Have an environmental inspection done before you even start the process to see where you may have issues. Remedy problems since they may spook buyers and their lenders.
Review the dealership's monthly accounts payable, figure out whether payments are made for contractual liabilities, and identify contracts to be assigned.
If you are going to ask a buyer to accept assignment of a storage lot lease, a computer system lease, an environmental services contract and the like, include the obligation in the buy/sell contract.
If you sign a buy/sell contract without providing for them, you run the risk of going to closing with enormous liabilities leaving you at the mercy of the buyer.
Be prepared to disclose to a buyer any issues that are likely to be raised by your franchisor. If the factory wants improvements or changes, you can be sure it will demand those — and more — from a buyer to approve the deal.
You don't want to get involved with a buyer, ink a deal, and then watch it crater because the manufacturer's demands for a bigger showroom or for a de-dualing are unpalatable for the buyer.
Prepare a descriptive package of your location, facilities, and operations. Include financials, pro forma financials that add back expenses a new owner won't experience. Include other important materials that tell your story. This will allow you to take control of the process.
Do not release a package without a confidentiality agreement. A sound one requires the potential buyer to acknowledge that certain information is confidential, including the fact that your dealership is for sale.

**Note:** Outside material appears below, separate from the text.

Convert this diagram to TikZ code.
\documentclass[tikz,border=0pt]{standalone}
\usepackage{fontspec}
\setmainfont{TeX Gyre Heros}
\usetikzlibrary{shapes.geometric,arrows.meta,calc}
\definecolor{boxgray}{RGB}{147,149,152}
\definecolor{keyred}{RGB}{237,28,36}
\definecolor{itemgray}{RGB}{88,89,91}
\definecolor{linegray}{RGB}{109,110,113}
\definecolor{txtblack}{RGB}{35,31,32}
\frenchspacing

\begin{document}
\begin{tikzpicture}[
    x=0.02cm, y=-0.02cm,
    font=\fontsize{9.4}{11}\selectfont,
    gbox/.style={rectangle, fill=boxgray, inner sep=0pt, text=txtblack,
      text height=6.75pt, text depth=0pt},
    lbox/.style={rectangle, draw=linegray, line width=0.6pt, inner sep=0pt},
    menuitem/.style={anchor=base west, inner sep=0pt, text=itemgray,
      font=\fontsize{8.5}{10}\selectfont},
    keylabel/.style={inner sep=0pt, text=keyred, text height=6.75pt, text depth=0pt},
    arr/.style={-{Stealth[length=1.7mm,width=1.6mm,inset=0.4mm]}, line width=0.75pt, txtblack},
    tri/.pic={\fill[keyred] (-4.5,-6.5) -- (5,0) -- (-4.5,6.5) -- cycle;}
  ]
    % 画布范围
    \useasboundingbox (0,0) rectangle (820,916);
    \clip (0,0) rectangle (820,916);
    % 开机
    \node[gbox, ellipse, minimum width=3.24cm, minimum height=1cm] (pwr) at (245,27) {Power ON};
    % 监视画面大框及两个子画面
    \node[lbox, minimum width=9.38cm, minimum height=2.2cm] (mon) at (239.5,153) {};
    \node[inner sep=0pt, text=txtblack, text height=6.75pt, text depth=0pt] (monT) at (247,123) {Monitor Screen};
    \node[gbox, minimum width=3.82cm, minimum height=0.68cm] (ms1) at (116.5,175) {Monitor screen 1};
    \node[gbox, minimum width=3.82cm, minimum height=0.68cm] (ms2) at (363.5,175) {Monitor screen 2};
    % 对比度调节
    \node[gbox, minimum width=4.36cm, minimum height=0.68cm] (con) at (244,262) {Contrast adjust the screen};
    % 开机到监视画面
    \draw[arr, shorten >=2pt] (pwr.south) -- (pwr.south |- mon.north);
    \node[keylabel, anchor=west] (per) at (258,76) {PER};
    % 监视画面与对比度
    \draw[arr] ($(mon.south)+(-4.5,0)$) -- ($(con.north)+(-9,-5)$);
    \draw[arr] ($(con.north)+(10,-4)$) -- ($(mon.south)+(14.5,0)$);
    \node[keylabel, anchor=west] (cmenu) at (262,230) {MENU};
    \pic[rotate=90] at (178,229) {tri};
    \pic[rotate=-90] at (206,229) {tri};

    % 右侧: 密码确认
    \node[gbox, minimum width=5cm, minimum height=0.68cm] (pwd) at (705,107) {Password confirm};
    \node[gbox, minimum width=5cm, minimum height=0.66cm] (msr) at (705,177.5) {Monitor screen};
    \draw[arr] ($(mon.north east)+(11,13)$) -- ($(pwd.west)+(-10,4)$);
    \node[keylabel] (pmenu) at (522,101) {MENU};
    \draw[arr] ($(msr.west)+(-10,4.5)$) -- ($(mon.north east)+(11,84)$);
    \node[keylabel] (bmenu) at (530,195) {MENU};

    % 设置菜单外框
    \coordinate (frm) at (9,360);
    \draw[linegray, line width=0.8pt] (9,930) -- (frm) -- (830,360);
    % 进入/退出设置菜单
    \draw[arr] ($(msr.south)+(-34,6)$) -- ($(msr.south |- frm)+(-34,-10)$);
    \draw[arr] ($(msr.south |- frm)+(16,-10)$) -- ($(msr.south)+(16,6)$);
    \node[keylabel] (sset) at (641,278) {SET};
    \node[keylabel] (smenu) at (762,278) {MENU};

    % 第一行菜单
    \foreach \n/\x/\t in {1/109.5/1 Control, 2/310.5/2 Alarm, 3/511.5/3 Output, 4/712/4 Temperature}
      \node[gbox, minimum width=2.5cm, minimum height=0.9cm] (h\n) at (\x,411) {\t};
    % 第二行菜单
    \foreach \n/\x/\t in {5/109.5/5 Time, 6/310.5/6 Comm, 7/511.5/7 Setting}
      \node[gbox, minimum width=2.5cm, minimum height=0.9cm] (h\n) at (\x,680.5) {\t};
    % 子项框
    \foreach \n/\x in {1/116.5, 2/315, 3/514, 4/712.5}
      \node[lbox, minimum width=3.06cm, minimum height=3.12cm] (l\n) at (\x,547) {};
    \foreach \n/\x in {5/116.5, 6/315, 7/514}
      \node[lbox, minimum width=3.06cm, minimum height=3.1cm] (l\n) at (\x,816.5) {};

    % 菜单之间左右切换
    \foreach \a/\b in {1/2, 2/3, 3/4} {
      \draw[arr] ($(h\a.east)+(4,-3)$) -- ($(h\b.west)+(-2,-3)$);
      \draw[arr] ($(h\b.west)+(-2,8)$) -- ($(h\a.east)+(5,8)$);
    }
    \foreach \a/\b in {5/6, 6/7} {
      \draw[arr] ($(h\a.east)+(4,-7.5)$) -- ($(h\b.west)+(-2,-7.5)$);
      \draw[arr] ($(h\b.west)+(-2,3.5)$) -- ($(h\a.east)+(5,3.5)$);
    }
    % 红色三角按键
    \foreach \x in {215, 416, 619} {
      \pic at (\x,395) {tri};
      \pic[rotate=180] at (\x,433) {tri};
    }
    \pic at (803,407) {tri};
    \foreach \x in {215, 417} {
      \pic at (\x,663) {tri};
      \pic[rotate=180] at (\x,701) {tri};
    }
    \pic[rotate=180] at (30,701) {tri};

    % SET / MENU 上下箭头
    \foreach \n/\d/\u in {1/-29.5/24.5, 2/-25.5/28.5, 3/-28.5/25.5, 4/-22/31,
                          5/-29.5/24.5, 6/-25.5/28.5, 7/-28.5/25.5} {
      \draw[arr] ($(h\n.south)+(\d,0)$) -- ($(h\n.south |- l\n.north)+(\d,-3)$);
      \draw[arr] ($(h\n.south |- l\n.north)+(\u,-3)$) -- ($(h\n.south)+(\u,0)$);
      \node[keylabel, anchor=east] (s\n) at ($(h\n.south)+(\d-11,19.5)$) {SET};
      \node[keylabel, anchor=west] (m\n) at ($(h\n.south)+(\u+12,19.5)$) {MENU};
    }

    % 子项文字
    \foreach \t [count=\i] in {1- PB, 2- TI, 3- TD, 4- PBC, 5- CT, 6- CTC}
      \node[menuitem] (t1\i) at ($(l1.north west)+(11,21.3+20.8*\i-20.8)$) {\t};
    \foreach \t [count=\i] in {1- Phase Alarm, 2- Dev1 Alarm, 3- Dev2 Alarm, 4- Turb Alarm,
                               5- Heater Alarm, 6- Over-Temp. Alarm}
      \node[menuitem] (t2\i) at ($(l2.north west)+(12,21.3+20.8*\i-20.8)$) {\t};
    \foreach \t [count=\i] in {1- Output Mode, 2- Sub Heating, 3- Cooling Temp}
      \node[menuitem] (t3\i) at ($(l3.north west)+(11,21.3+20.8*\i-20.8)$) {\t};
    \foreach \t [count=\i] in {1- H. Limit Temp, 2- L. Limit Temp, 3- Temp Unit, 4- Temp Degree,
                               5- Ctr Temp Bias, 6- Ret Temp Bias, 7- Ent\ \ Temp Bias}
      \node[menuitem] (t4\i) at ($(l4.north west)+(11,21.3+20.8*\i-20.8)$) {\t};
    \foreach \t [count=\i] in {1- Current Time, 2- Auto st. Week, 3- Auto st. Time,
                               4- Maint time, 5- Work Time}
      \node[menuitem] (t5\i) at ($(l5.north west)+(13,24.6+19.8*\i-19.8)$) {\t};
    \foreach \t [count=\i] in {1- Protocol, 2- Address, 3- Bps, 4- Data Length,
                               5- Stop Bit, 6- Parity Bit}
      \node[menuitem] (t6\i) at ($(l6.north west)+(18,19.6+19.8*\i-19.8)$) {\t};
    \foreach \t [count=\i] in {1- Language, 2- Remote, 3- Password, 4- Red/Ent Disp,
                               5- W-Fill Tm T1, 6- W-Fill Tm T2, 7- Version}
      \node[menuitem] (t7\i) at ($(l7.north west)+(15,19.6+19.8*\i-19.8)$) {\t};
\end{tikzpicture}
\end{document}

Develop a list of prospects. Consider strategic buyers who have a particular reason to buy your store, dealers who have expressed interest over the years, and dealer groups, including public companies.
Retain an attorney early. A lawyer experienced in dealership buy/sells can help you prepare a confidentiality agreement and your disclosure materials, assist you in develop a plan, help you structure and negotiate the deal, develop a solid buy/sell agreement and work with you to close the deal.